E., der offenbar Verbindungen zum NSU-Umfeld hatte, war vom hessischen Verfassungsschutz seit 2014 als »abgekühlt« und damit als nicht mehr beobachtungswürdig eingestuft worden. Die Begründung: Er habe sich nicht mehr entsprechend betätigt - was, wie Recherchen von Journalisten ergaben, nicht stimmt. Am vergangenen Mittwoch wurde zudem bekannt, dass E. inzwischen auch eine Messerattacke auf einen Iraker im Januar 2016 zur Last gelegt wird, die das Opfer nur knapp überlebte. Ein bei E. sichergestelltes Messer soll als Tatwaffe identifiziert worden sein.

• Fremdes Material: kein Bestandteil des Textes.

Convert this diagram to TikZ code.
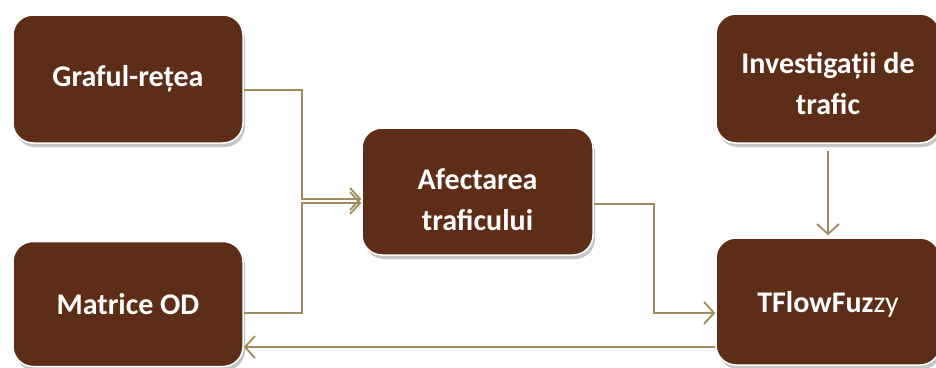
\documentclass[tikz,border=0pt]{standalone}
\usepackage{fontspec}
\setmainfont{Carlito}
\usetikzlibrary{arrows.meta,shadows,calc}
\definecolor{boxbrown}{HTML}{5E2D17}
\definecolor{linek}{HTML}{A08A5F}
\tikzset{
  box/.style={rectangle, rounded corners=20pt, fill=boxbrown, draw=white, line width=1.5pt,
    text=white, font=\fontsize{30}{41}\selectfont\bfseries, align=center, inner sep=0pt,
    drop shadow={opacity=0.45, shadow xshift=2pt, shadow yshift=-4pt}},
  conn/.style={draw=linek, line width=1.8pt},
  tip/.style={-{Straight Barb[length=10pt,width=22pt,line width=1.8pt]}}
}
\begin{document}
\begin{tikzpicture}[x=1pt,y=-1pt]
\useasboundingbox (0,0) rectangle (936,367);
\node[box, minimum width=230pt, minimum height=128pt] (g) at (128,79) {Graful-rețea};
\node[box, minimum width=230pt, minimum height=125pt] (m) at (128,304) {Matrice OD};
\node[box, minimum width=231pt, minimum height=127pt] (a) at (477.5,191.5) {\rule{0pt}{37pt}Afectarea\\traficului};
\node[box, minimum width=224pt, minimum height=129pt] (i) at (828,78.5) {\rule{0pt}{32pt}Investigații de\\trafic};
\node[box, minimum width=224pt, minimum height=127pt] (t) at (828,301.5) {\rule{0pt}{27pt}TFlowFuz\mdseries zy};
\coordinate (gout) at ($(g.east)+(0,11)$);
\coordinate (ain1) at ($(a.west)+(0,7.5)$);
\coordinate (ain2) at ($(a.west)+(0,11.5)$);
\coordinate (mout) at ($(m.east)+(0,9)$);
\coordinate (aout) at ($(a.east)+(0,12.5)$);
\coordinate (tin) at ($(t.west)+(0,11.5)$);
\coordinate (tout) at ($(t.west)+(0,45.5)$);
\coordinate (min) at ($(m.east)+(0,43)$);
\draw[conn, tip] (gout) -- (302,90) |- (ain1);
\draw[conn, tip] (mout) -- (302,313) |- (ain2);
\draw[conn, tip] (aout) -- (654,204) |- (tin);
\draw[conn, tip, shorten <=7pt, shorten >=2pt] (i.south) -- (t.north);
\draw[conn, tip] (tout) -- (min);
\end{tikzpicture}
\end{document}
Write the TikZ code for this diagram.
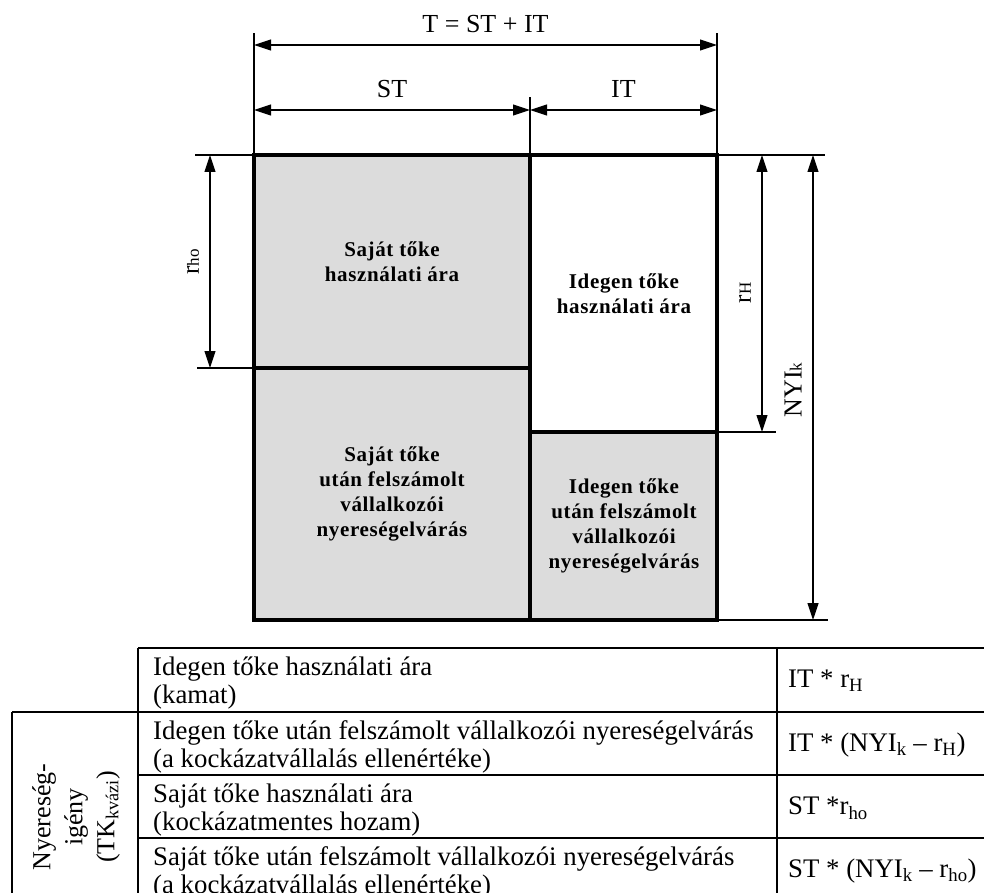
\documentclass[tikz,border=0pt]{standalone}
\usepackage{fontspec}
\setmainfont{Liberation Serif}
\newfontfamily\cellfont[LetterSpace=3.0]{Liberation Serif}
\usetikzlibrary{arrows.meta}
\definecolor{cellgray}{RGB}{220,220,220}
\newcommand{\lowpart}[1]{{\fontsize{17}{17}\selectfont #1}}
\tikzset{
	dimline/.style = {line width = 1.1pt},
	boxline/.style = {line width = 3.2pt},
	tabline/.style = {line width = 2.7pt},
	toplabel/.style = {inner sep = 0pt, font = \fontsize{26}{30}\selectfont},
	sidelabel/.style = {rotate = 90, inner sep = 0pt, font = \fontsize{25}{30}\selectfont},
	celltext/.style = {align = center, font = \cellfont\bfseries\fontsize{21}{25}\selectfont},
	tabtext/.style = {anchor = base west, align = left, inner sep = 0pt, font = \fontsize{26.8}{28}\selectfont},
	formula/.style = {anchor = west, inner sep = 0pt, font = \fontsize{26.8}{28}\selectfont}
}

\begin{document}
\begin{tikzpicture} [x = 1pt, y = -1pt, >={Triangle[length = 17pt, width = 11pt]}]
	\useasboundingbox (0,0) rectangle (984,893);
	% corners of the block
	\coordinate (tl) at (254,155);
	\coordinate (tm) at (530,155);
	\coordinate (tr) at (717,155);
	\coordinate (ls) at (254,368);
	\coordinate (ms) at (530,368);
	\coordinate (mr) at (530,432);
	\coordinate (rs) at (717,432);
	\coordinate (bl) at (254,620);
	\coordinate (bm) at (530,620);
	\coordinate (br) at (717,620);
	% ends of the dimension lines
	\coordinate (tA) at (254,45);
	\coordinate (tB) at (717,45);
	\coordinate (sA) at (254,110);
	\coordinate (sB) at (530,110);
	\coordinate (sC) at (717,110);
	\coordinate (hoA) at (210,155);
	\coordinate (hoB) at (210,368);
	\coordinate (hA) at (762,155);
	\coordinate (hB) at (762,432);
	\coordinate (kA) at (813,155);
	\coordinate (kB) at (813,620);
	\fill [cellgray] (tl) rectangle (ms);
	\fill [cellgray] (ls) rectangle (bm);
	\fill [cellgray] (mr) rectangle (br);
	% extension lines
	\draw [dimline] (195,155) -- (825,155);
	\draw [dimline] (197,368) -- (ls);
	\draw [dimline] (rs) -- (776,432);
	\draw [dimline] (br) -- (828,620);
	\draw [dimline] (tl) -- (254,33);
	\draw [dimline] (tm) -- (530,97);
	\draw [dimline] (tr) -- (717,33);
	\draw [dimline, <->] (tA) -- (tB) node [midway, above = 12pt, toplabel] (tlabel) {T = ST + IT};
	\draw [dimline, <->] (sA) -- (sB) node [midway, above = 12pt, toplabel] (stlabel) {ST};
	\draw [dimline, <->] (sB) -- (sC) node [midway, above = 12pt, toplabel] (itlabel) {IT};
	\draw [dimline, <->] (hoA) -- (hoB);
	\draw [dimline, <->] (hA) -- (hB);
	\draw [dimline, <->] (kA) -- (kB);
	\node [sidelabel] (rholabel) at (193,262) {r\lowpart{ho}};
	\node [sidelabel] (rhlabel) at (745,293) {r\lowpart{H}};
	\node [sidelabel, font = \fontsize{26}{30}\selectfont] (nyilabel) at (793,390) {NYI\lowpart{k}};
	% the block
	\draw [boxline] (tl) rectangle (br);
	\draw [boxline] (tm) -- (bm);
	\draw [boxline] (ls) -- (ms);
	\draw [boxline] (mr) -- (rs);
	\node [celltext] (stuse) at (392,262) {Saját tőke\\használati ára};
	\node [celltext] (ituse) at (624,294) {Idegen tőke\\használati ára};
	\node [celltext] (stprofit) at (392,494) {Saját tőke\\után felszámolt\\vállalkozói\\nyereségelvárás};
	\node [celltext] (itprofit) at (624,526) {Idegen tőke\\után felszámolt\\vállalkozói\\nyereségelvárás};
	% table below
	\draw [tabline] (138,648) -- (984,648);
	\draw [tabline] (12,712) -- (984,712);
	\draw [tabline] (138,775) -- (984,775);
	\draw [tabline] (138,838) -- (984,838);
	\draw [tabline] (12,712) -- (12,893);
	\draw [tabline] (138,648) -- (138,893);
	\draw [tabline] (777,648) -- (777,893);
	\node [tabtext] (rowa) at (153,703) {Idegen tőke használati ára\\(kamat)};
	\node [tabtext] (rowb) at (153,767) {Idegen tőke után felszámolt vállalkozói nyereségelvárás\\(a kockázatvállalás ellenértéke)};
	\node [tabtext] (rowc) at (153,830) {Saját tőke használati ára\\(kockázatmentes hozam)};
	\node [tabtext] (rowd) at (153,893) {Saját tőke után felszámolt vállalkozói nyereségelvárás\\(a kockázatvállalás ellenértéke)};
	\node [formula] (fa) at (788,681) {IT * r\textsubscript{H}};
	\node [formula] (fb) at (788,745) {IT * (NYI\textsubscript{k} – r\textsubscript{H})};
	\node [formula] (fc) at (788,808) {ST *r\textsubscript{ho}};
	\node [formula] (fd) at (788,871) {ST * (NYI\textsubscript{k} – r\textsubscript{ho})};
	\node [align = center, rotate = 90, inner sep = 0pt, font = \fontsize{26}{32}\selectfont] (need) at (76,817) {Nyereség-\\igény\\(TK\textsubscript{kvázi})};
\end{tikzpicture}
\end{document}
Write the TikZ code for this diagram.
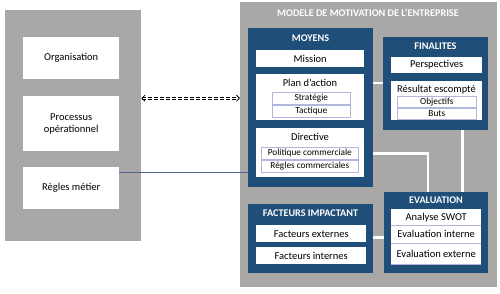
\documentclass[tikz,border=0pt]{standalone}
\usepackage{fontspec}
\setmainfont{Carlito}
\usepackage{tikz}
\usetikzlibrary{arrows.meta}
\definecolor{PanelGray}{RGB}{170,167,167}
\definecolor{MotBlue}{RGB}{31,78,121}
\definecolor{SubLine}{RGB}{178,182,222}
\definecolor{RuleBlue}{RGB}{82,102,150}

\begin{document}
\begin{tikzpicture}[x=1pt,y=-1pt,
  sz/.style 2 args={minimum width=#1pt,minimum height=#2pt},
  panel/.style={fill=PanelGray,anchor=north west,inner sep=0pt},
  bluebox/.style={fill=MotBlue,anchor=north west,inner sep=0pt},
  whitebox/.style={fill=white,anchor=north west,inner sep=0pt,font=\fontsize{10.5}{12}\selectfont},
  subbox/.style={fill=white,draw=SubLine,line width=0.6pt,anchor=north west,inner sep=0pt,font=\fontsize{9.3}{10}\selectfont},
  boxtitle/.style={inner sep=0pt,font=\fontsize{10.5}{12}\selectfont},
  head/.style={text=white,inner sep=0pt,font=\bfseries\fontsize{10.2}{12}\selectfont},
  link/.style={draw=white,line width=2.5pt},
  ruleline/.style={draw=RuleBlue,line width=0.8pt},
  dasharrow/.style={draw=black,double=white,double distance=1.1pt,line width=0.8pt,dash pattern=on 4pt off 2pt,
    {Straight Barb[length=3pt]}-{Straight Barb[length=3pt]}},
]
  \useasboundingbox (0,0) rectangle (500,293);

  % left side
  \node[panel,sz={136}{231}] (left) at (5,10) {};
  \foreach \name/\y/\h/\txt in {org/37/42/Organisation, proc/96/55/{Processus\\opérationnel}, regles/167/42/Règles métier}
    \node[whitebox,align=center,sz={96}{\h}] (\name) at (23,\y) {\txt};

  % motivation model
  \node[panel,sz={257}{285}] (right) at (240,2) {};
  \node[head] (title) at (368,13) {MODELE DE MOTIVATION DE L’ENTREPRISE};

  \node[bluebox,sz={125}{159}] (moy) at (248,28) {};
  \node[head] (moyhead) at (310.5,38.5) {MOYENS};
  \node[whitebox,sz={108}{17}] (mission) at (256,50) {Mission};
  \node[whitebox,sz={108}{46}] (plan) at (256,74) {};
  \node[boxtitle] (plantxt) at (310,83) {Plan d’action};
  \node[subbox,sz={78}{12}] (strat) at (272,92) {Stratégie};
  \node[subbox,sz={78}{12}] (tact) at (272,105) {Tactique};
  \node[whitebox,sz={108}{49}] (dir) at (256,128) {};
  \node[boxtitle] (dirtxt) at (310,137) {Directive};
  \node[subbox,sz={97}{12}] (pol) at (261,147) {Politique commerciale};
  \node[subbox,sz={97}{12}] (rc) at (261,160) {Règles commerciales};

  \node[bluebox,sz={105}{93}] (fin) at (383,37) {};
  \node[head] (finhead) at (435.5,46) {FINALITES};
  \node[whitebox,sz={91}{16}] (persp) at (391,57) {Perspectives};
  \node[whitebox,sz={91}{39}] (res) at (391,81) {};
  \node[boxtitle] (restxt) at (436.5,90) {Résultat escompté};
  \node[subbox,sz={79}{11}] (obj) at (397,96) {Objectifs};
  \node[subbox,sz={79}{11}] (buts) at (397,108) {Buts};

  \node[bluebox,sz={104}{81}] (eval) at (384,192) {};
  \node[head] (evalhead) at (436,200) {EVALUATION};
  \node[whitebox,sz={90}{16}] (swot) at (391,209) {Analyse SWOT};
  \node[whitebox,sz={90}{18}] (evint) at (391,225) {Evaluation interne};
  \node[whitebox,sz={90}{21}] (evext) at (391,243) {Evaluation externe};
  \draw[SubLine,line width=0.6pt] (evint.north west) -- (evint.north east)
    (evext.north west) -- (evext.north east) (evext.south west) -- (evext.south east);

  \node[bluebox,sz={125}{69}] (fac) at (248,204) {};
  \node[head] (fachead) at (310.5,213) {FACTEURS IMPACTANT};
  \node[whitebox,sz={110}{17}] (fext) at (256,225) {Facteurs externes};
  \node[whitebox,sz={110}{17}] (fint) at (256,247) {Facteurs internes};

  % connectors
  \draw[link] (plantxt -| moy.east) -- (plantxt -| fin.west);
  \draw[link] (pol -| moy.east) -| ([xshift=44pt]eval.north west);
  \draw[link] ([xshift=-26pt]fin.south east) -- ([xshift=-26pt]eval.north east);
  \coordinate (fl) at ([yshift=-4pt]fext.east);
  \draw[link] (fl -| fac.east) -- (fl -| eval.west);

  \coordinate (rm) at ([yshift=-5pt]regles.north east);
  \draw[ruleline] (rm) -- (rm -| moy.west);
  \coordinate (da) at ([yshift=27.5pt]left.east);
  \draw[dasharrow] (da) -- (da -| right.west);
\end{tikzpicture}
\end{document}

Derweil ergab eine Anfrage der Linken in Hessen, dass der dortige Verfassungsschutz insgesamt rund 20 Neonazis fälschlich als »abgekühlt« eingestuft hat. Dies habe das Amt bei einer internen Prüfung selbst festgestellt, berichtete die Linksfraktion im Wiesbadener Landtag am Donnerstag. Innenminister Peter Beuth (CDU) habe dies bestätigt. Nach Angaben des innenpolitischen Sprechers der Linksfraktion, Hermann Schaus, wird bei 150 weiteren Personen überprüft, ob sie »vor, während und nach der Aktensperrung weiter in der Neonaziszene aktiv« waren. Bei 1400 weiteren Personen sei dies nicht mehr überprüfbar, »weil die Akten vor Juli 2012 gänzlich gelöscht und geschreddert« worden seien. Dies, obwohl die Behörden seit der Selbstenttarnung des NSU 2011 angeblich alle Akten mehrfach geprüft haben.